By Indraneel Pinnamshetty
The Indian government has decided to implement a dynamic auto fuel pricing mechanism from 16th June 2017. India has a standard practice of revising fuel prices every fortnight. With the dynamic pricing mechanism in place, daily price revisions will occur based on international crude oil price movements.
The politics of price
The government has deregulated petrol and diesel prices since 2010 and 2014 respectively. This allows oil marketing companies (OMCs) to decide fuel prices based on international oil prices.
Indian Oil Corp, Bharat Petroleum Corp and Hindustan Petroleum Corp are state-owned enterprises which form 90 percent of Indian OMCs. Due to a majority state ownership in these companies, fuel price determination is influenced by the political leadership of the state. Recently, fuel prices were slashed on 1 April 2017 to appease voters in the five state assembly elections in spite of wide margin fluctuations in international oil prices.
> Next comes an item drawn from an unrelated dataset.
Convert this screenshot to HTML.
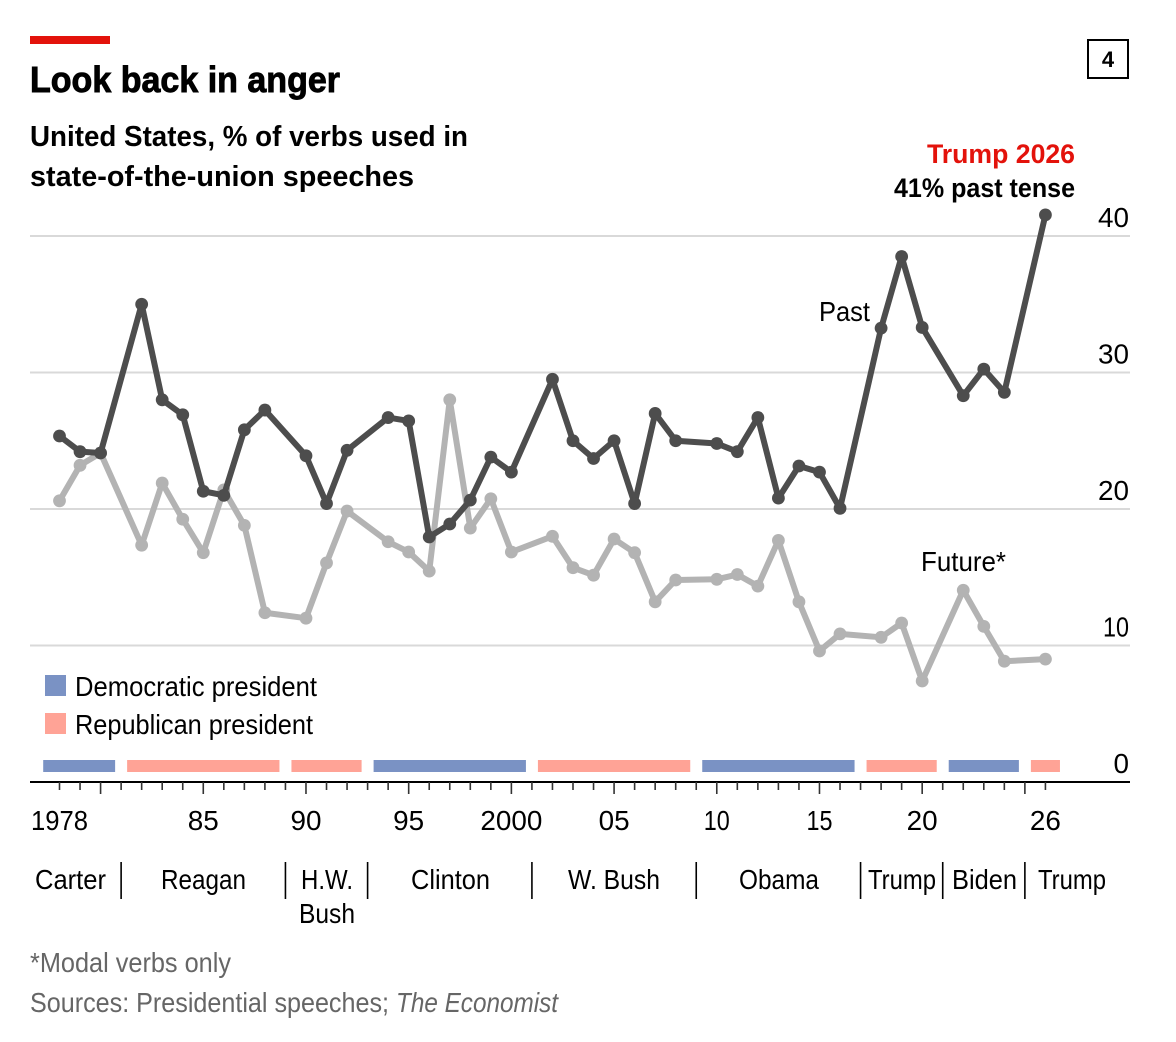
<!DOCTYPE html>
<html lang="en">
<head>
<meta charset="utf-8">
<title>Look back in anger</title>
<style>
html,body{margin:0;padding:0;background:#fff;}
svg{display:block;}
text{font-family:"Liberation Sans",Arial,sans-serif;fill:#000;}
.b{font-weight:700;}
.r{font-size:28px;}
.g{font-size:28px;fill:#666;}
</style>
</head>
<body>
<svg id="chart" xmlns="http://www.w3.org/2000/svg" width="1176" height="1042" viewBox="0 0 1176 1042">
  <rect x="0" y="0" width="1176" height="1042" fill="#fff"/>
  <rect x="30" y="36" width="80" height="8" fill="#e3120b"/>
  <text class="b" x="30" y="92" font-size="36" textLength="310" lengthAdjust="spacingAndGlyphs" stroke="#000" stroke-width="0.9">Look back in anger</text>
  <text class="b" x="30" y="146" font-size="29" textLength="438" lengthAdjust="spacingAndGlyphs">United States, % of verbs used in</text>
  <text class="b" x="30" y="186" font-size="29" textLength="384" lengthAdjust="spacingAndGlyphs">state-of-the-union speeches</text>
  <rect x="1088" y="40" width="40" height="38" fill="#fff" stroke="#000" stroke-width="2"/>
  <text class="b" x="1108" y="67" font-size="22" text-anchor="middle">4</text>

  <g id="grid"></g>
  <g id="bars"></g>
  <g id="axis"></g>
  <g id="future"></g>
  <g id="past"></g>

  <text class="b" x="1075" y="163" font-size="27" text-anchor="end" textLength="148" lengthAdjust="spacingAndGlyphs" style="fill:#e3120b">Trump 2026</text>
  <text class="b" x="1075" y="197" font-size="27" text-anchor="end" textLength="181" lengthAdjust="spacingAndGlyphs">41% past tense</text>
  <text class="r" x="819" y="321" textLength="51" lengthAdjust="spacingAndGlyphs">Past</text>
  <text class="r" x="921" y="571" textLength="85" lengthAdjust="spacingAndGlyphs">Future*</text>

  <rect x="45" y="675" width="21" height="21" fill="#7a92c4"/>
  <text class="r" x="75" y="696" textLength="242" lengthAdjust="spacingAndGlyphs">Democratic president</text>
  <rect x="45" y="713" width="21" height="21" fill="#ffa396"/>
  <text class="r" x="75" y="734" textLength="238" lengthAdjust="spacingAndGlyphs">Republican president</text>

  <g>
    <text class="r" x="35" y="889" textLength="71" lengthAdjust="spacingAndGlyphs">Carter</text>
    <text class="r" x="161" y="889" textLength="85" lengthAdjust="spacingAndGlyphs">Reagan</text>
    <text class="r" x="301" y="889" textLength="52" lengthAdjust="spacingAndGlyphs">H.W.</text>
    <text class="r" x="299" y="923" textLength="56" lengthAdjust="spacingAndGlyphs">Bush</text>
    <text class="r" x="411" y="889" textLength="79" lengthAdjust="spacingAndGlyphs">Clinton</text>
    <text class="r" x="568" y="889" textLength="92" lengthAdjust="spacingAndGlyphs">W. Bush</text>
    <text class="r" x="739" y="889" textLength="80" lengthAdjust="spacingAndGlyphs">Obama</text>
    <text class="r" x="868" y="889" textLength="68" lengthAdjust="spacingAndGlyphs">Trump</text>
    <text class="r" x="952" y="889" textLength="65" lengthAdjust="spacingAndGlyphs">Biden</text>
    <text class="r" x="1038" y="889" textLength="68" lengthAdjust="spacingAndGlyphs">Trump</text>
  </g>

  <text class="g" x="30" y="972" textLength="201" lengthAdjust="spacingAndGlyphs">*Modal verbs only</text>
  <text class="g" x="30" y="1012" textLength="359" lengthAdjust="spacingAndGlyphs">Sources: Presidential speeches;</text>
  <text class="g" x="396" y="1012" font-style="italic" textLength="162" lengthAdjust="spacingAndGlyphs">The Economist</text>
</svg>
<script>
const years = [1978,1979,1980,1982,1983,1984,1985,1986,1987,1988,1990,1991,1992,1994,1995,1996,1997,1998,1999,2000,2002,2003,2004,2005,2006,2007,2008,2010,2011,2012,2013,2014,2015,2016,2018,2019,2020,2022,2023,2024,2026];
const pastValues = [25.35,24.2,24.1,35.0,28.0,26.9,21.3,21.0,25.8,27.25,23.9,20.4,24.3,26.7,26.45,17.95,18.9,20.65,23.8,22.7,29.5,25.0,23.7,25.0,20.4,27.0,25.0,24.8,24.2,26.7,20.8,23.15,22.7,20.05,33.25,38.5,33.3,28.3,30.25,28.55,41.55];
const futureValues = [20.6,23.2,24.1,17.35,21.9,19.25,16.8,21.4,18.8,12.4,12.0,16.05,19.85,17.6,16.85,15.45,28.0,18.6,20.75,16.85,18.0,15.7,15.15,17.8,16.8,13.2,14.8,14.85,15.2,14.35,17.7,13.2,9.6,10.85,10.6,11.65,7.4,14.05,11.4,8.85,9.0];
const yTicks = [0,10,20,30,40];
const xTickYears = [1978,1985,1990,1995,2000,2005,2010,2015,2020,2026];
const xTickLabels = ["1978","85","90","95","2000","05","10","15","20","26"];
const termParties = ["D","R","R","D","R","D","R","D","R"];
const termStarts = [1977,1981,1989,1993,2001,2009,2017,2021,2025];
const termEnds = [1981,1989,1993,2001,2009,2017,2021,2025,2027];
const firstTickYear = 1978;
const lastTickYear = 2026;

const NS = "http://www.w3.org/2000/svg";
const xScale = function (yr) { return 59.5 + (yr - 1978) * 20.54; };
const yScale = function (v) { return 782 - v * 13.65; };
function make(tag, parent, attrs) {
  const el = document.createElementNS(NS, tag);
  for (const k in attrs) el.setAttribute(k, attrs[k]);
  parent.appendChild(el);
  return el;
}
// The reference numerals have a narrow "1"; fit each label to that width.
function numeralWidth(str) {
  let w = 0;
  for (const c of str) w += c === "1" ? 10.5 : 15.5;
  return w;
}

const grid = document.getElementById("grid");
yTicks.forEach(function (v) {
  if (v > 0) {
    const line = make("line", grid, {x1: 30, x2: 1130, y1: yScale(v), y2: yScale(v), stroke: "#d9d9d9", "stroke-width": 2});
    
    
  }
  const label = make("text", grid, {x: 1129, y: v === 0 ? 773 : yScale(v) - 9, "text-anchor": "end", "font-size": 28, textLength: numeralWidth(String(v)), lengthAdjust: "spacingAndGlyphs"});
  
  
  label.textContent = String(v);
});

const bars = document.getElementById("bars");
termParties.forEach(function (party, i) {
  const x0 = i === 0 ? 43.2 : xScale(termStarts[i]) + 6;
  const x1 = xScale(termEnds[i]) - 6;
  const bar = make("rect", bars, {x: x0, y: 760, width: x1 - x0, height: 12, fill: party === "D" ? "#7a92c4" : "#ffa396"});
  
  
});

const axis = document.getElementById("axis");
const baseline = make("line", axis, {x1: 30, x2: 1130, y1: 782, y2: 782, stroke: "#000", "stroke-width": 2});


for (let yr = firstTickYear; yr <= lastTickYear; yr++) {
  const major = yr % 5 === 0;
  const tick = make("line", axis, {x1: xScale(yr), x2: xScale(yr), y1: 782, y2: major ? 794 : 790, stroke: "#333", "stroke-width": 1.6});
  
  
}
xTickYears.forEach(function (yr, i) {
  const label = make("text", axis, {x: xScale(yr), y: 830, "text-anchor": "middle", "font-size": 28, textLength: numeralWidth(xTickLabels[i]), lengthAdjust: "spacingAndGlyphs"});
  
  
  label.textContent = xTickLabels[i];
});
termStarts.slice(1).forEach(function (yr) {
  const div = make("line", axis, {x1: xScale(yr), x2: xScale(yr), y1: 862, y2: 899, stroke: "#000", "stroke-width": 1.6});
  
  
});

function drawSeries(groupId, values, colour) {
  const g = document.getElementById(groupId);
  const pts = values.map(function (v, i) { return xScale(years[i]).toFixed(2) + "," + yScale(v).toFixed(2); }).join(" ");
  const line = make("polyline", g, {points: pts, fill: "none", stroke: colour, "stroke-width": 6, "stroke-linejoin": "round", "stroke-linecap": "round"});
  
  
  values.forEach(function (v, i) {
    const dot = make("circle", g, {cx: xScale(years[i]), cy: yScale(v), r: 6.4, fill: colour});
    
    
  });
}
drawSeries("future", futureValues, "#b3b3b3");
drawSeries("past", pastValues, "#4d4d4d");
</script>
</body>
</html>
This stranglehold of politics has caused scenarios wherein benefits of reduction in international oil prices have not been passed on to the consumers. With the introduction of a dynamic pricing mechanism, even with continued political interference, the influence on prices will not hold due to the urgency for daily price revision.
What’s in it for us?
Daily price revision is in line with international practices across developed countries. Adopting such a practice will align the Indian fuel retail market with the global oil market.
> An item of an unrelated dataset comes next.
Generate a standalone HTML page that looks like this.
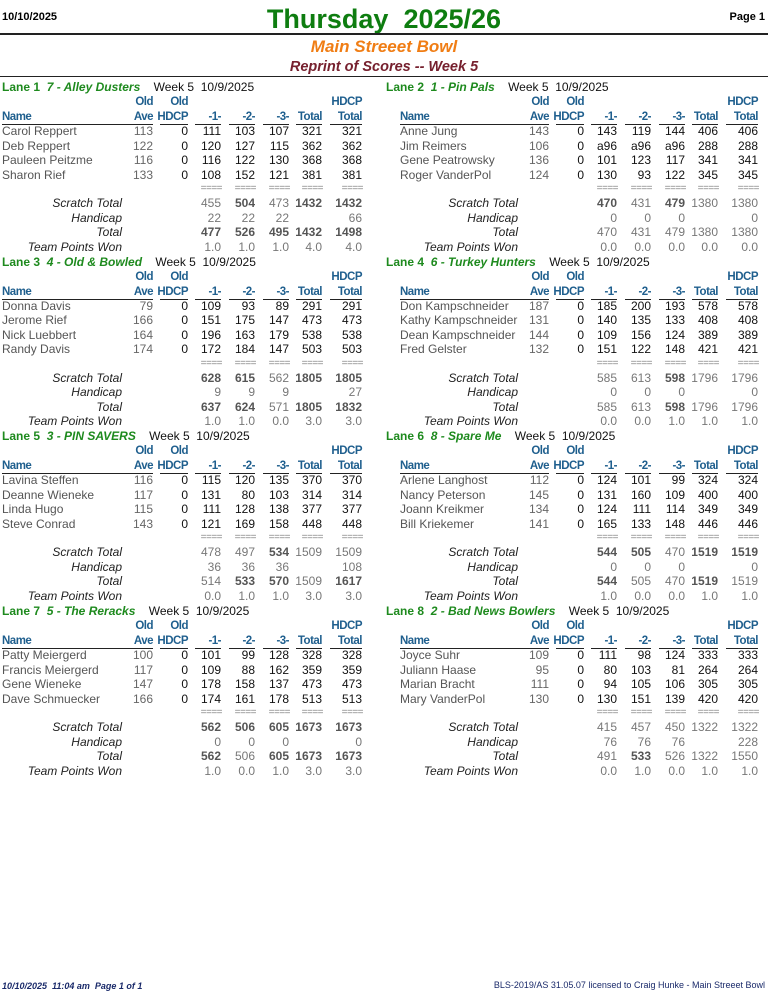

For consumers, daily price revision is a news to cheer as well as contemplate. With global prices unlikely to change more than few paisa per litre per day, the consumer will be cushioned against a sharp surge in prices, which is often the case in the present 15-day pricing cycle. However, when there is a sudden geopolitical contention, there is also a change in global crude oil prices, which is consequently reflected in local fuel prices.
Dealing with the change
While OMCs are likely to benefit from the daily revision of prices, it is the dealers who will face the brunt of the new system. Not all petrol outlets in the country are automated for an effortless reflection of the revised prices of the day. Such an infrastructural deficit would impose an additional cost on dealers as they will have to employ staff to physically operate pumps during late nights to reflect changes in fuel prices.
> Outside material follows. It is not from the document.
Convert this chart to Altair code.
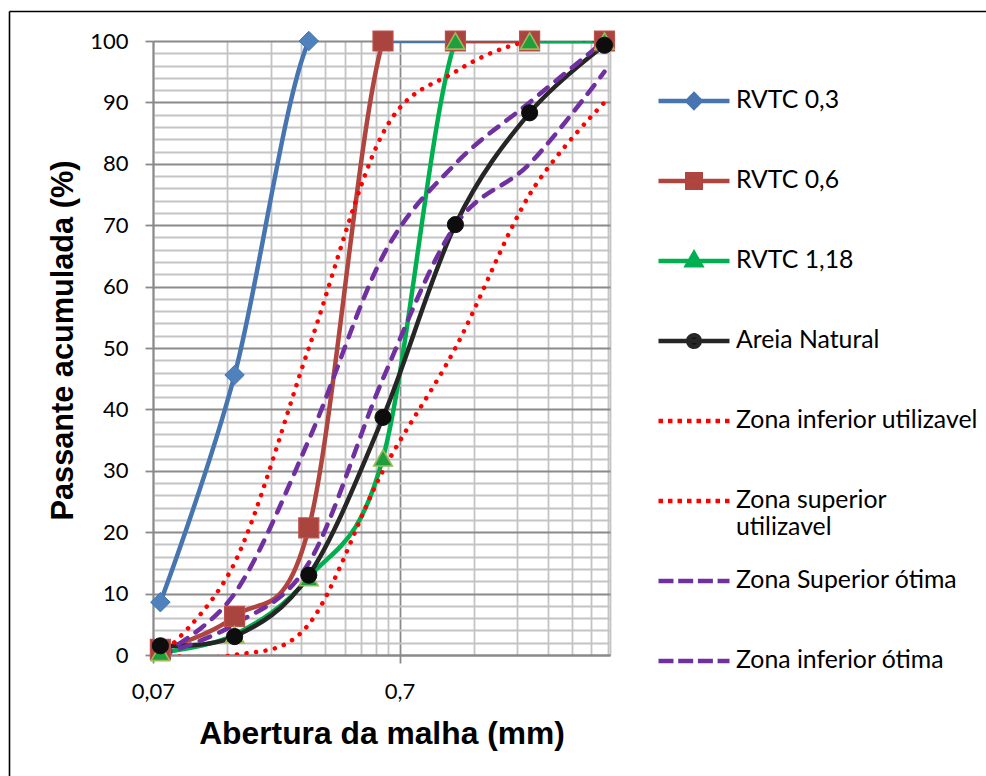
import altair as alt
import pandas as pd

# ---- data ----
sieves = [0.075, 0.15, 0.3, 0.6, 1.18, 2.36, 4.75]
rvtc_03 = [8.6, 45.6, 100, 100, 100, 100, 100]
rvtc_06 = [0.9, 6.3, 20.7, 100, 100, 100, 100]
rvtc_118 = [0.4, 3.3, 12.6, 32.1, 100, 100, 100]
areia = [1.5, 3.0, 13.0, 38.7, 70.1, 88.3, 99.3]
zona_inf_util = [0, 15, 50, 85, 95, 100, 100]
zona_sup_util = [0, 0, 5, 30, 50, 75, 90]
zona_sup_otima = [0, 10, 35, 65, 80, 90, 100]
zona_inf_otima = [0, 5, 15, 45, 70, 80, 95]

names = ["RVTC 0,3", "RVTC 0,6", "RVTC 1,18", "Areia Natural",
         "Zona inferior utilizavel", "Zona superior utilizavel",
         "Zona Superior ótima", "Zona inferior ótima"]
series_values = [rvtc_03, rvtc_06, rvtc_118, areia,
                 zona_inf_util, zona_sup_util, zona_sup_otima, zona_inf_otima]

x_ticks = [0.07, 0.14, 0.21, 0.28, 0.35, 0.42, 0.49, 0.56, 0.63, 0.7,
           1.4, 2.1, 2.8, 3.5, 4.2, 4.9, 5.0]
y_ticks = list(range(0, 101, 2))

rows = []
for n, vals in zip(names, series_values):
    for s, v in zip(sieves, vals):
        rows.append({"series": n, "abertura": s, "passante": v})
df = pd.DataFrame(rows)

# ---- styles ----
BLUE, RED, GREEN, BLACK = "#4675B0", "#B0443F", "#00B050", "#262626"
DOT_RED, PURPLE = "#FF0000", "#7030A0"
GRID_MAJOR, GRID_MINOR = "#8A8A8A", "#C4C4C4"

line_styles = {
    "RVTC 0,3": dict(color=BLUE, strokeWidth=4.5, strokeCap="round"),
    "RVTC 0,6": dict(color=RED, strokeWidth=4.5, strokeCap="round"),
    "RVTC 1,18": dict(color=GREEN, strokeWidth=4.5, strokeCap="round"),
    "Areia Natural": dict(color=BLACK, strokeWidth=4.5, strokeCap="round"),
    "Zona inferior utilizavel": dict(color=DOT_RED, strokeWidth=4.5, strokeCap="round", strokeDash=[0.1, 9.5]),
    "Zona superior utilizavel": dict(color=DOT_RED, strokeWidth=4.5, strokeCap="round", strokeDash=[0.1, 9.5]),
    "Zona Superior ótima": dict(color=PURPLE, strokeWidth=4.5, strokeCap="round", strokeDash=[11, 10]),
    "Zona inferior ótima": dict(color=PURPLE, strokeWidth=4.5, strokeCap="round", strokeDash=[11, 10]),
}
marker_styles = {
    "RVTC 0,3": dict(shape="diamond", size=380, fill="#4F81BD", stroke=BLUE, strokeWidth=1),
    "RVTC 0,6": dict(shape="square", size=400, fill="#A9443F", stroke="#C0504D", strokeWidth=1.2),
    "RVTC 1,18": dict(shape="triangle-up", size=350, fill="#1F9E3E", stroke="#9BBB59", strokeWidth=1.6),
    "Areia Natural": dict(shape="circle", size=260, fill="#0D0D0D", stroke="#0D0D0D", strokeWidth=1),
}

# legend symbols: line + marker, in [-1, 1] units (1 unit = 35.5 px);
# the trailing lone move-to only fixes the height of each legend row
EXT = "M0,0.927"
legend_paths = [
    "M-1,0H1M0,-0.183L0.183,0L0,0.183L-0.183,0Z" + EXT,
    "M-1,0H1M-0.19,-0.19H0.19V0.19H-0.19Z" + EXT,
    "M-1,0H1M0,-0.21L0.19,0.12L-0.19,0.12Z" + EXT,
    "M-1,0H1M-0.162,0A0.162,0.162,0,1,0,0.162,0A0.162,0.162,0,1,0,-0.162,0Z" + EXT,
    "M-1,0H1" + EXT, "M-1,0H1" + EXT, "M-1,0H1" + EXT, "M-1,0H1" + EXT,
]
legend_strokes = [BLUE, RED, GREEN, BLACK, DOT_RED, DOT_RED, PURPLE, PURPLE]
legend_fills = ["#4F81BD", "#A9443F", "#1F9E3E", "#0D0D0D",
                "transparent", "transparent", "transparent", "transparent"]
legend_dashes = [[1, 0], [1, 0], [1, 0], [1, 0], [4.5, 5], [4.5, 5], [15, 4.7], [15, 4.7]]

# ---- axes / scales ----
x_major = "datum.value == 0.07 || datum.value == 0.7"
y_major = "datum.value % 10 == 0"

x_enc = alt.X(
    "abertura:Q",
    scale=alt.Scale(type="log", domain=[0.07, 5], nice=False),
    axis=alt.Axis(
        orient="bottom", values=x_ticks,
        labelExpr="datum.value == 0.07 ? '0,07' : (datum.value == 0.7 ? '0,7' : '')",
        labelFont="Lato", labelFontSize=22, labelColor="black",
        labelPadding=18, labelFlush=False, labelOverlap=False,
        tickSize=8, tickWidth=1.8, tickColor=GRID_MAJOR,
        tickOpacity={"condition": {"test": x_major, "value": 1}, "value": 0},
        grid=True, gridWidth=1.8,
        gridColor={"condition": {"test": x_major, "value": GRID_MAJOR}, "value": GRID_MINOR},
        domainColor=GRID_MAJOR, domainWidth=1.8,
        title="Abertura da malha (mm)", titleFont="Liberation Sans", titleFontWeight="bold",
        titleFontSize=31.8, titleColor="black", titleBaseline="alphabetic", titleY=88,
    ),
)
y_enc = alt.Y(
    "passante:Q",
    scale=alt.Scale(domain=[0, 100], nice=False),
    axis=alt.Axis(
        orient="left", values=y_ticks,
        labelExpr="datum.value % 10 == 0 ? datum.label : ''",
        labelFont="Lato", labelFontSize=22, labelColor="black",
        labelPadding=17, labelFlush=False, labelOverlap=False,
        tickSize=8, tickWidth=1.8, tickColor=GRID_MAJOR,
        tickOpacity={"condition": {"test": y_major, "value": 1}, "value": 0},
        grid=True, gridWidth=1.8,
        gridColor={"condition": {"test": y_major, "value": GRID_MAJOR}, "value": GRID_MINOR},
        domainColor=GRID_MAJOR, domainWidth=1.8,
        title="Passante acumulada (%)", titleFont="Liberation Sans", titleFontWeight="bold",
        titleFontSize=30.7, titleColor="black", titleBaseline="alphabetic",
        titleAngle=270, titleAlign="center", titleX=-81, titleY=299,
    ),
)

base = alt.Chart(df)

line_layers = [
    base.transform_filter(alt.datum.series == n)
    .mark_line(interpolate="cardinal", clip=True, strokeJoin="round", **line_styles[n])
    .encode(x=x_enc, y=y_enc)
    for n in names
]
point_layers = [
    base.transform_filter(alt.datum.series == n)
    .mark_point(filled=True, opacity=1, **marker_styles[n])
    .encode(x=x_enc, y=y_enc)
    for n in names[:4]
]
plot = alt.layer(*line_layers, *point_layers)

# legend + outer frame (top and left border lines)
frame_axis_x = alt.Axis(orient="top", offset=30, domain=True, domainColor="black", domainWidth=1.6,
                        ticks=False, labels=False, grid=False, title=None)
frame_axis_y = alt.Axis(orient="left", offset=144, domain=True, domainColor="black", domainWidth=1.6,
                        ticks=False, labels=False, grid=False, title=None)

legend_layer = base.transform_filter("false").mark_point(filled=True, opacity=1, strokeWidth=4.5).encode(
    x=alt.X("abertura:Q", scale=alt.Scale(domain=[0, 1], range=[-144, 833], nice=False), axis=frame_axis_x),
    y=alt.Y("passante:Q", scale=alt.Scale(domain=[0, 1], range=[735, -30], nice=False), axis=frame_axis_y),
    fill=alt.Fill("series:N", scale=alt.Scale(domain=names, range=legend_fills),
                  legend=alt.Legend(
                      title=None, orient="none", legendX=503, legendY=22, direction="vertical",
                      symbolSize=5041, symbolStrokeWidth=4.5, symbolOpacity=1,
                      labelFont="Lato", labelFontSize=24.8, labelColor="black", labelLimit=400,
                      labelOffset=4, rowPadding=0, padding=0,
                      labelExpr="datum.label == 'Zona superior utilizavel' ? ['Zona superior', 'utilizavel'] : datum.label",
                  )),
    stroke=alt.Stroke("series:N", scale=alt.Scale(domain=names, range=legend_strokes)),
    shape=alt.Shape("series:N", scale=alt.Scale(domain=names, range=legend_paths)),
    strokeDash=alt.StrokeDash("series:N", scale=alt.Scale(domain=names, range=legend_dashes)),
)

chart = (
    alt.layer(plot, legend_layer)
    .resolve_scale(x="independent", y="independent")
    .properties(
        width=457, height=614,
        padding={"left": 153, "top": 41, "right": 376, "bottom": 121},
        autosize=alt.AutoSizeParams(type="none"),
        background="white",
    )
    .configure_view(stroke=None)
)

chart.save("out.html", embed_options={"renderer": "svg", "actions": False})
Ajay Bansal, the president of All India Petroleum Dealers Association, expressed concerns over the possibility of human errors during manual price changes at petrol pumps. Also, since prices are revised daily, it won’t be easy for dealers to predict price patterns. This difficulty will lead to inventory management irregularities and thereby, has the potential to reduce profits for dealers.
A blueprint for the future
Immediate intervention by government to automate all of the 58,000 petrol outlets in India will propel the oil market as there will be a smooth operational flow. From refineries to outlets, without any need for human assistance, an automated process will pacify dealers’ anxiety of increased logistical efforts associated with daily price revision.
Currently, India doesn’t have a policy for independent fuel retailers; unlike the US where Chevron, ExxonMobil and Shell own barely 5 percent of total outlets. A policy for an easy entry of independent players should be on the government’s agenda for the growth of competitive oil markets.